--- DIRECTIVE ---
Reproduce exactly the lines below, from the first one through the line containing "var TGIR = [15400, 3000, 3450, 9650, 9700];", and omit any pictures.

--- RAW DATA ---
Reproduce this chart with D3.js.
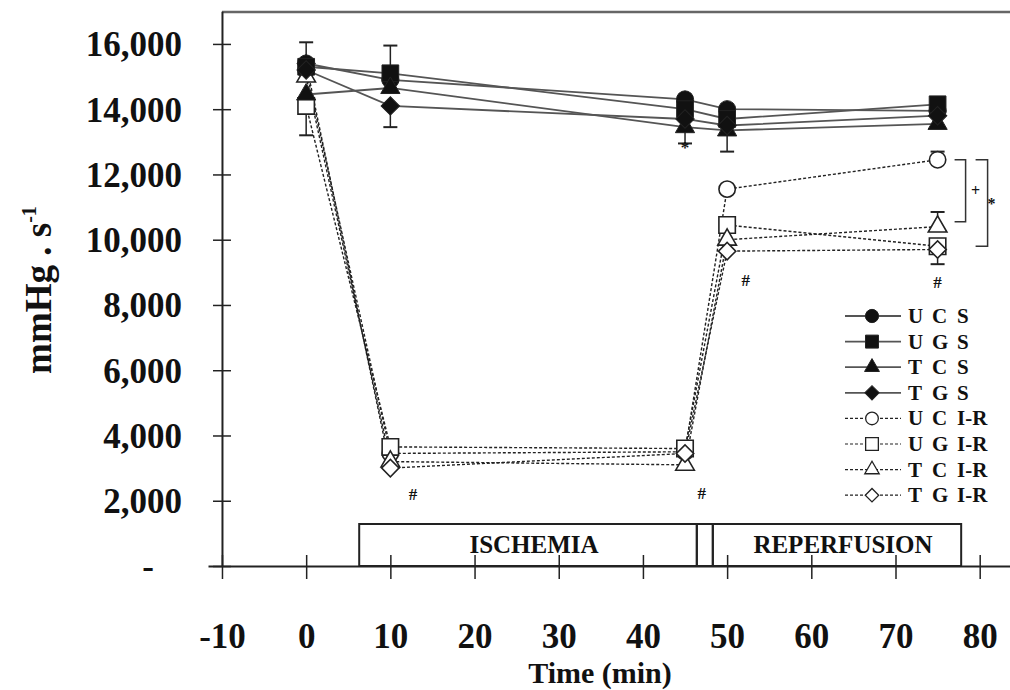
<!DOCTYPE html>
<html>
<head>
<meta charset="utf-8">
<script src="https://cdn.jsdelivr.net/npm/d3@7/dist/d3.min.js"></script>
<style>
  body { margin: 0; background: #fff; }
  svg { display: block; }
  text { font-family: "Liberation Serif", "Times New Roman", serif; font-weight: bold; fill: #111; }
</style>
</head>
<body>
<div id="chart"></div>
<script>
// time points (min)
var times = [0, 10, 45, 50, 75];

// series values (mmHg.s-1)
var UCS  = [15400, 14900, 14300, 14000, 13950];
var UGS  = [15300, 15100, 14000, 13700, 14150];
var TCS  = [14450, 14650, 13450, 13350, 13550];
var TGS  = [15200, 14100, 13700, 13500, 13800];
var UCIR = [15200, 3450, 3500, 11550, 12450];
var UGIR = [14100, 3650, 3600, 10450, 9800];
var TCIR = [15000, 3200, 3100, 10000, 10400];
var TGIR = [15400, 3000, 3450, 9650, 9700];

// error bars, signed (+ drawn up, - drawn down)
var UCS_err  = [650, 0, 0, 0, 0];
var UGS_err  = [0, 850, 0, 0, 0];
var TCS_err  = [0, 0, -500, -650, 0];
var TGS_err  = [0, -650, 0, 0, 0];
var UCIR_err = [0, 0, 0, 0, 250];
var UGIR_err = [-900, 0, 0, 0, -550];
var TCIR_err = [0, 0, 0, 0, 450];
var TGIR_err = [0, 0, 0, 0, 0];

var seriesNames = ["U C S", "U G S", "T C S", "T G S", "U C I-R", "U G I-R", "T C I-R", "T G I-R"];

// tick labels
var xTicks = [-10, 0, 10, 20, 30, 40, 50, 60, 70, 80];
var yTicks = [0, 2000, 4000, 6000, 8000, 10000, 12000, 14000, 16000];
var yTickLabels = ["-", "2,000", "4,000", "6,000", "8,000", "10,000", "12,000", "14,000", "16,000"];

// protocol phases
var phaseStart = [6.3, 46.4, 48.3];
var phaseEnd   = [46.4, 48.3, 77.8];
var phaseLabel = ["ISCHEMIA", "", "REPERFUSION"];

// significance marks
var markText = ["#", "#", "#", "#", "*"];
var markT    = [12.7, 47.0, 52.2, 75, 45];
var markV    = [2200, 2250, 8750, 8700, 12850];

var W = 1010, H = 690;
var svg = d3.select("#chart").append("svg").attr("width", W).attr("height", H);

var x = d3.scaleLinear().domain([-11.66, 83.6]).range([208, 1010]);
var y = d3.scaleLinear().domain([0, 17000]).range([566, 11.3]);

// frame top
svg.append("line")
  .attr("x1", x(-10)).attr("x2", W).attr("y1", 12).attr("y2", 12)
  .attr("stroke", "#666").attr("stroke-width", 2.5);

// phase boxes
var boxH = 42;
for (var p = 0; p < phaseStart.length; p++) {
  svg.append("rect")
    .attr("x", x(phaseStart[p])).attr("y", y(0) - boxH)
    .attr("width", x(phaseEnd[p]) - x(phaseStart[p])).attr("height", boxH)
    .attr("fill", "none").attr("stroke", "#222").attr("stroke-width", 2);
  if (phaseLabel[p]) {
    svg.append("text")
      .attr("x", (x(phaseStart[p]) + x(phaseEnd[p])) / 2 + 6)
      .attr("y", y(0) - 13)
      .attr("text-anchor", "middle")
      .attr("font-size", 25)
      .text(phaseLabel[p]);
  }
}

// x axis
var xAxis = svg.append("g")
  .attr("transform", "translate(0," + y(0) + ")")
  .call(d3.axisBottom(x).tickValues(xTicks).tickSize(24).tickSizeOuter(0)
    .tickFormat(function (d) { return String(d); }));
xAxis.select(".domain").attr("stroke", "#222").attr("stroke-width", 2);
xAxis.selectAll(".tick line").attr("transform", "translate(0,-11)").attr("stroke", "#222").attr("stroke-width", 1.5);
xAxis.selectAll(".tick text")
  .attr("y", 57).attr("font-size", 35)
  .attr("font-family", "'Liberation Serif', 'Times New Roman', serif").attr("font-weight", "bold").attr("fill", "#111");

// y axis
var yAxis = svg.append("g")
  .attr("transform", "translate(" + x(-10) + ",0)")
  .call(d3.axisLeft(y).tickValues(yTicks).tickSize(18).tickSizeOuter(0)
    .tickFormat(function (d, i) { return yTickLabels[i]; }));
yAxis.select(".domain").attr("stroke", "#222").attr("stroke-width", 2);
yAxis.selectAll(".tick line").attr("transform", "translate(9,0)").attr("stroke", "#222").attr("stroke-width", 1.5);
yAxis.selectAll(".tick text")
  .attr("x", -40).attr("dy", "0.34em").attr("font-size", 35)
  .attr("font-family", "'Liberation Serif', 'Times New Roman', serif").attr("font-weight", "bold").attr("fill", "#111");
yAxis.selectAll(".tick text").filter(function (d) { return d === 0; }).attr("x", -68);

// axis titles
svg.append("text")
  .attr("x", 600).attr("y", 683)
  .attr("text-anchor", "middle").attr("font-size", 30)
  .text("Time (min)");

var yl = svg.append("text")
  .attr("transform", "translate(51,290) rotate(-90)")
  .attr("text-anchor", "middle").attr("font-size", 37);
yl.append("tspan").text("mmHg . s");
yl.append("tspan").attr("dy", -15).attr("font-size", 20).text("-1");

// series
var values = [UCS, UGS, TCS, TGS, UCIR, UGIR, TCIR, TGIR];
var errs = [UCS_err, UGS_err, TCS_err, TGS_err, UCIR_err, UGIR_err, TCIR_err, TGIR_err];
var shapes = [d3.symbolCircle, d3.symbolSquare, d3.symbolTriangle, d3.symbolSquare,
              d3.symbolCircle, d3.symbolSquare, d3.symbolTriangle, d3.symbolSquare];
var sizes = [230, 280, 160, 170, 210, 270, 150, 150];
var rotate = [0, 0, 0, 45, 0, 0, 0, 45];

function isOpen(i) { return i >= 4; }

var line = d3.line().x(function (d, j) { return x(times[j]); }).y(function (d) { return y(d); });

// dashed first, then solid
for (var i = 7; i >= 0; i--) {
  svg.append("path")
    .datum(values[i])
    .attr("d", line)
    .attr("fill", "none")
    .attr("stroke", isOpen(i) ? "#222" : "#555")
    .attr("stroke-width", isOpen(i) ? 1.4 : 1.8)
    .attr("stroke-dasharray", isOpen(i) ? "3,2" : null);
}

// error bars
for (var i = 0; i < 8; i++) {
  for (var j = 0; j < times.length; j++) {
    var e = errs[i][j];
    if (!e) continue;
    var cx = x(times[j]), y0 = y(values[i][j]), y1 = y(values[i][j] + e);
    svg.append("line").attr("x1", cx).attr("x2", cx).attr("y1", y0).attr("y2", y1)
      .attr("stroke", "#222").attr("stroke-width", 1.5);
    svg.append("line").attr("x1", cx - 7).attr("x2", cx + 7).attr("y1", y1).attr("y2", y1)
      .attr("stroke", "#222").attr("stroke-width", 2);
  }
}

// markers (open ones first, filled on top)
var order = [4, 5, 6, 7, 0, 1, 2, 3];
order.forEach(function (i) {
  var sym = d3.symbol().type(shapes[i]).size(sizes[i]);
  svg.append("g").selectAll("path")
    .data(values[i])
    .join("path")
    .attr("d", sym)
    .attr("transform", function (d, j) {
      return "translate(" + x(times[j]) + "," + y(d) + ") rotate(" + rotate[i] + ")";
    })
    .attr("fill", isOpen(i) ? "#fff" : "#111")
    .attr("stroke", "#222")
    .attr("stroke-width", isOpen(i) ? 1.6 : 1);
});

// significance marks
for (var k = 0; k < markText.length; k++) {
  svg.append("text")
    .attr("x", x(markT[k])).attr("y", y(markV[k]))
    .attr("text-anchor", "middle").attr("dy", "0.35em")
    .attr("font-size", 17).attr("font-weight", "normal")
    .text(markText[k]);
}

// brackets between UCIR and TCIR / UGIR at t = 75
var bx = x(75);
function bracket(v1, v2, xl, xr, sym, sx) {
  var p = d3.path();
  p.moveTo(xl, y(v1)); p.lineTo(xr, y(v1)); p.lineTo(xr, y(v2)); p.lineTo(xl, y(v2));
  svg.append("path").attr("d", p.toString()).attr("fill", "none")
    .attr("stroke", "#333").attr("stroke-width", 1.5);
  svg.append("text").attr("x", sx).attr("y", (y(v1) + y(v2)) / 2)
    .attr("dy", "0.35em").attr("text-anchor", "middle")
    .attr("font-size", 16).attr("font-weight", "normal").text(sym);
}
bracket(UCIR[4], TCIR[4] + 150, bx + 17, bx + 28, "+", bx + 38);
bracket(UCIR[4], UGIR[4], bx + 38, bx + 50, "*", bx + 54);

// legend
var lgY0 = 316, lgDy = 25.6;
for (var i = 0; i < 8; i++) {
  var ly = lgY0 + i * lgDy;
  svg.append("line").attr("x1", 845).attr("x2", 901).attr("y1", ly).attr("y2", ly)
    .attr("stroke", isOpen(i) ? "#222" : "#555")
    .attr("stroke-width", isOpen(i) ? 1.2 : 1.8)
    .attr("stroke-dasharray", isOpen(i) ? "3,2" : null);
  svg.append("path")
    .attr("d", d3.symbol().type(shapes[i]).size(sizes[i] * 0.6))
    .attr("transform", "translate(872," + ly + ") rotate(" + rotate[i] + ")")
    .attr("fill", isOpen(i) ? "#fff" : "#111")
    .attr("stroke", "#222").attr("stroke-width", isOpen(i) ? 1.3 : 1);
  var parts = seriesNames[i].split(" ");
  var cols = [908, 932, 957];
  for (var c = 0; c < parts.length; c++) {
    svg.append("text").attr("x", cols[c]).attr("y", ly + 7)
      .attr("font-size", 21).text(parts[c]);
  }
}
</script>
</body>
</html>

--- SOLUTION FOR THIS EXERCISE ---
Reproduce this chart with D3.js.
<!DOCTYPE html>
<html>
<head>
<meta charset="utf-8">
<script src="https://cdn.jsdelivr.net/npm/d3@7/dist/d3.min.js"></script>
<style>
  body { margin: 0; background: #fff; }
  svg { display: block; }
  text { font-family: "Liberation Serif", "Times New Roman", serif; font-weight: bold; fill: #111; }
</style>
</head>
<body>
<div id="chart"></div>
<script>
// time points (min)
var times = [0, 10, 45, 50, 75];

// series values (mmHg.s-1)
var UCS  = [15400, 14900, 14300, 14000, 13950];
var UGS  = [15300, 15100, 14000, 13700, 14150];
var TCS  = [14450, 14650, 13450, 13350, 13550];
var TGS  = [15200, 14100, 13700, 13500, 13800];
var UCIR = [15200, 3450, 3500, 11550, 12450];
var UGIR = [14100, 3650, 3600, 10450, 9800];
var TCIR = [15000, 3200, 3100, 10000, 10400];
var TGIR = [15400, 3000, 3450, 9650, 9700];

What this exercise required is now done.